__What the exercise asks__. Repeat exactly the lines running from the first line of the data to the line containing "const xTicks = [0, 1, 2, 3, 4, 5];", both ends included, and nothing else; drop the pictures.

__Source data__.
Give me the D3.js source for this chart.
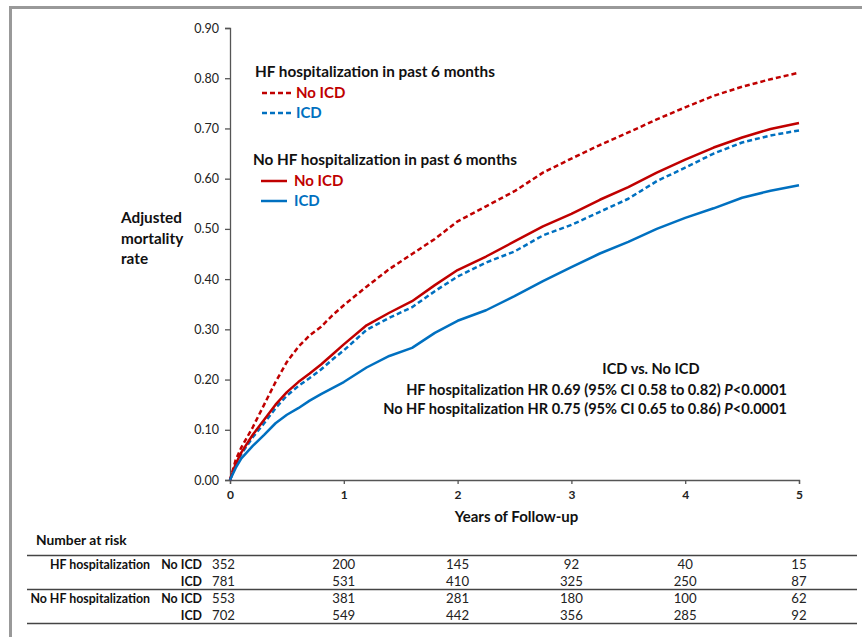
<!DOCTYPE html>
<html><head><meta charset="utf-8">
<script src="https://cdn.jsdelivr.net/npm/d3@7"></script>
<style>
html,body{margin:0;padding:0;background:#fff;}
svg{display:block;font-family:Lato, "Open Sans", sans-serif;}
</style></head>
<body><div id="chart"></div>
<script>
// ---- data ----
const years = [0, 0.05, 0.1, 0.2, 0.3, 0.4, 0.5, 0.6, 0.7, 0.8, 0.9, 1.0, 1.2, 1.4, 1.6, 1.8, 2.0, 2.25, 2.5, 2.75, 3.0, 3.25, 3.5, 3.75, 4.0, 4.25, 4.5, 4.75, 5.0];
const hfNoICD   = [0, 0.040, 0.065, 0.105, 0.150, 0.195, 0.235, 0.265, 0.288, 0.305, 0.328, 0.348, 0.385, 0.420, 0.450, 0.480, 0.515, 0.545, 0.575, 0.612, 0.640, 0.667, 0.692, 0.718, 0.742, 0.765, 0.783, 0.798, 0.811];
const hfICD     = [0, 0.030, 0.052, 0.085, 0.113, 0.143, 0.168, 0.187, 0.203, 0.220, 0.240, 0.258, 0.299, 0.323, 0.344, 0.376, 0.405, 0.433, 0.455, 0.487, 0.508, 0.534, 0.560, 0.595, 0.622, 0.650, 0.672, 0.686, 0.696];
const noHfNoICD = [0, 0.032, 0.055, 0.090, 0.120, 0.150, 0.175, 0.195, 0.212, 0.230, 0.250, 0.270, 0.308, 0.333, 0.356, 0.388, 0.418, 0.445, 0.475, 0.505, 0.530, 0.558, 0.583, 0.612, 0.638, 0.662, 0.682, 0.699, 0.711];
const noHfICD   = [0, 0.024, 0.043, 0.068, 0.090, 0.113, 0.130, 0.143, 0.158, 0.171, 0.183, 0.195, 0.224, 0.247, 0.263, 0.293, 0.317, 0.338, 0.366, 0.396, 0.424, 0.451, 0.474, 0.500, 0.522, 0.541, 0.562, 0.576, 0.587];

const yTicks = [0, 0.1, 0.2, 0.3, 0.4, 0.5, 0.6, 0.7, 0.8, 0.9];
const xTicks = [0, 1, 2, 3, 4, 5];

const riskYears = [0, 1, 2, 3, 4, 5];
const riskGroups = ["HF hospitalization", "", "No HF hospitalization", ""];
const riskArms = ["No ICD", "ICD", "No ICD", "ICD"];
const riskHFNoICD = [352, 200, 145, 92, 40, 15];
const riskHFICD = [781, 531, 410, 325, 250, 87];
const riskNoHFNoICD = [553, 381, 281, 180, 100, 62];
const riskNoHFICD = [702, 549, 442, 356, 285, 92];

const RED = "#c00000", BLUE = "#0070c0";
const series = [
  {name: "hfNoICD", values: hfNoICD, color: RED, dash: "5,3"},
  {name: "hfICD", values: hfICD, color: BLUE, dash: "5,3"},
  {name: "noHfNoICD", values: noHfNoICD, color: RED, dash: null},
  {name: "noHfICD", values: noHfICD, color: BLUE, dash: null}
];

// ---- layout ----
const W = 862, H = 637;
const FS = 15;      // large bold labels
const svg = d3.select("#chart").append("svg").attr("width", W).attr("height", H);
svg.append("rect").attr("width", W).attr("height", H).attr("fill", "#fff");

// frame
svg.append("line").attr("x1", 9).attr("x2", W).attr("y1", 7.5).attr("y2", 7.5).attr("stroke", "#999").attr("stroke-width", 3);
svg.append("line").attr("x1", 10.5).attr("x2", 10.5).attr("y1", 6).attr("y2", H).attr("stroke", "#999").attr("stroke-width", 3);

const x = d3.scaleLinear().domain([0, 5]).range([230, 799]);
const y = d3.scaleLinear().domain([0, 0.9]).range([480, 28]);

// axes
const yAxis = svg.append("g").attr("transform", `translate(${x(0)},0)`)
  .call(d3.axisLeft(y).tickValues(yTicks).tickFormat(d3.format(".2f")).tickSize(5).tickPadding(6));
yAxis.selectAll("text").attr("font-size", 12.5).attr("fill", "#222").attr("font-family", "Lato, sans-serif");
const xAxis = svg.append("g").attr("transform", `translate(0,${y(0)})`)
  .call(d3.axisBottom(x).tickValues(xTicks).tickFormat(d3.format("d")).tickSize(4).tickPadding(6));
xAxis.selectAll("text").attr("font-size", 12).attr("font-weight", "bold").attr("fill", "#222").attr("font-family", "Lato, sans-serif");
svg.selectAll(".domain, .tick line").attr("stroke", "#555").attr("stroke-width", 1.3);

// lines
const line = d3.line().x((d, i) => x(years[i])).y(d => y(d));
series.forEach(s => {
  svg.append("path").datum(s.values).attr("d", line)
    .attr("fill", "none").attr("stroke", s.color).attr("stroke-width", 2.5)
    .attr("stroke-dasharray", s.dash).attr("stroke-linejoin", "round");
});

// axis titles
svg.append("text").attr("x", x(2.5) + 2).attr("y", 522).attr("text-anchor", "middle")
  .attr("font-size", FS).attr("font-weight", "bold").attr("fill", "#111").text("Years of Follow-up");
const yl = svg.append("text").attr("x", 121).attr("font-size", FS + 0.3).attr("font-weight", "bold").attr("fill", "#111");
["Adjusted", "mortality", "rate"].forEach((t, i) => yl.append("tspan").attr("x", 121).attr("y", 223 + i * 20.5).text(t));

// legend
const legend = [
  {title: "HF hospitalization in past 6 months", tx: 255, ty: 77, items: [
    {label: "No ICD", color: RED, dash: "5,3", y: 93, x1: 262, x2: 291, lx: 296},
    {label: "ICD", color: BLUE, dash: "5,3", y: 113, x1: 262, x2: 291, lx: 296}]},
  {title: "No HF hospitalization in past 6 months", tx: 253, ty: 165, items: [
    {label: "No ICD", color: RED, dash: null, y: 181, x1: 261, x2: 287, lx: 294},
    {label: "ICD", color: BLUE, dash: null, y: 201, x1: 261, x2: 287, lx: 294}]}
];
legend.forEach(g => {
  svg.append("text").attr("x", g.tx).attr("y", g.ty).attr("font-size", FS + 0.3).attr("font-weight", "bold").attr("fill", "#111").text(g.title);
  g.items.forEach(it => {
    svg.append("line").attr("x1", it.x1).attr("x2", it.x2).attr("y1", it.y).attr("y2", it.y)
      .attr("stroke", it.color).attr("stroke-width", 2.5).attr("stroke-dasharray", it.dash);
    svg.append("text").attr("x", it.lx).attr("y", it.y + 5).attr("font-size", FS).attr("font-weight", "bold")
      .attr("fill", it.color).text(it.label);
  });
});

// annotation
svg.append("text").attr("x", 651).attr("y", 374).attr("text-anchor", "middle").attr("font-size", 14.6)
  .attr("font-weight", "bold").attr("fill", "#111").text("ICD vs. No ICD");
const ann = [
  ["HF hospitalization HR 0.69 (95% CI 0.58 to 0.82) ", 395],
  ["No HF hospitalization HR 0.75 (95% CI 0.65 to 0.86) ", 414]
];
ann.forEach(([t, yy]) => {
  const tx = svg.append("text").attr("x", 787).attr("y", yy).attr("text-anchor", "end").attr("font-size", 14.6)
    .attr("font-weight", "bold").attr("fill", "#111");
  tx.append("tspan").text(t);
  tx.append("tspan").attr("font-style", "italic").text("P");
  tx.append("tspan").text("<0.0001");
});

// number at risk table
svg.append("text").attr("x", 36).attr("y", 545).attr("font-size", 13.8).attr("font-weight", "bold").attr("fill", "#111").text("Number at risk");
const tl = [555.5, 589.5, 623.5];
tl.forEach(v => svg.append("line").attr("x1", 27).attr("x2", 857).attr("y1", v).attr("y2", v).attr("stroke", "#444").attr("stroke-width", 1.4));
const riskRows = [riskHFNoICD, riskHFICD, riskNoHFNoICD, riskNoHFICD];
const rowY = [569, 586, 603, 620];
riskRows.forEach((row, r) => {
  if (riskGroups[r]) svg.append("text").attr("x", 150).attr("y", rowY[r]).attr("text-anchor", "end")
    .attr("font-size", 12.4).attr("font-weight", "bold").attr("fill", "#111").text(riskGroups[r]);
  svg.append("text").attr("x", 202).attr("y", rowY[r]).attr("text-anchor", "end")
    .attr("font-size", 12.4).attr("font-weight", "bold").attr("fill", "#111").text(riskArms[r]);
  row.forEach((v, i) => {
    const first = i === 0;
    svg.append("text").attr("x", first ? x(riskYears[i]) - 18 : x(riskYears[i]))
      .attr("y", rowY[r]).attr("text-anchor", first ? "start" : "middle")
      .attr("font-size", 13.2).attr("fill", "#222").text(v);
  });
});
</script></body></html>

__Correct result__.
Give me the D3.js source for this chart.
<!DOCTYPE html>
<html><head><meta charset="utf-8">
<script src="https://cdn.jsdelivr.net/npm/d3@7"></script>
<style>
html,body{margin:0;padding:0;background:#fff;}
svg{display:block;font-family:Lato, "Open Sans", sans-serif;}
</style></head>
<body><div id="chart"></div>
<script>
// ---- data ----
const years = [0, 0.05, 0.1, 0.2, 0.3, 0.4, 0.5, 0.6, 0.7, 0.8, 0.9, 1.0, 1.2, 1.4, 1.6, 1.8, 2.0, 2.25, 2.5, 2.75, 3.0, 3.25, 3.5, 3.75, 4.0, 4.25, 4.5, 4.75, 5.0];
const hfNoICD   = [0, 0.040, 0.065, 0.105, 0.150, 0.195, 0.235, 0.265, 0.288, 0.305, 0.328, 0.348, 0.385, 0.420, 0.450, 0.480, 0.515, 0.545, 0.575, 0.612, 0.640, 0.667, 0.692, 0.718, 0.742, 0.765, 0.783, 0.798, 0.811];
const hfICD     = [0, 0.030, 0.052, 0.085, 0.113, 0.143, 0.168, 0.187, 0.203, 0.220, 0.240, 0.258, 0.299, 0.323, 0.344, 0.376, 0.405, 0.433, 0.455, 0.487, 0.508, 0.534, 0.560, 0.595, 0.622, 0.650, 0.672, 0.686, 0.696];
const noHfNoICD = [0, 0.032, 0.055, 0.090, 0.120, 0.150, 0.175, 0.195, 0.212, 0.230, 0.250, 0.270, 0.308, 0.333, 0.356, 0.388, 0.418, 0.445, 0.475, 0.505, 0.530, 0.558, 0.583, 0.612, 0.638, 0.662, 0.682, 0.699, 0.711];
const noHfICD   = [0, 0.024, 0.043, 0.068, 0.090, 0.113, 0.130, 0.143, 0.158, 0.171, 0.183, 0.195, 0.224, 0.247, 0.263, 0.293, 0.317, 0.338, 0.366, 0.396, 0.424, 0.451, 0.474, 0.500, 0.522, 0.541, 0.562, 0.576, 0.587];

const yTicks = [0, 0.1, 0.2, 0.3, 0.4, 0.5, 0.6, 0.7, 0.8, 0.9];
const xTicks = [0, 1, 2, 3, 4, 5];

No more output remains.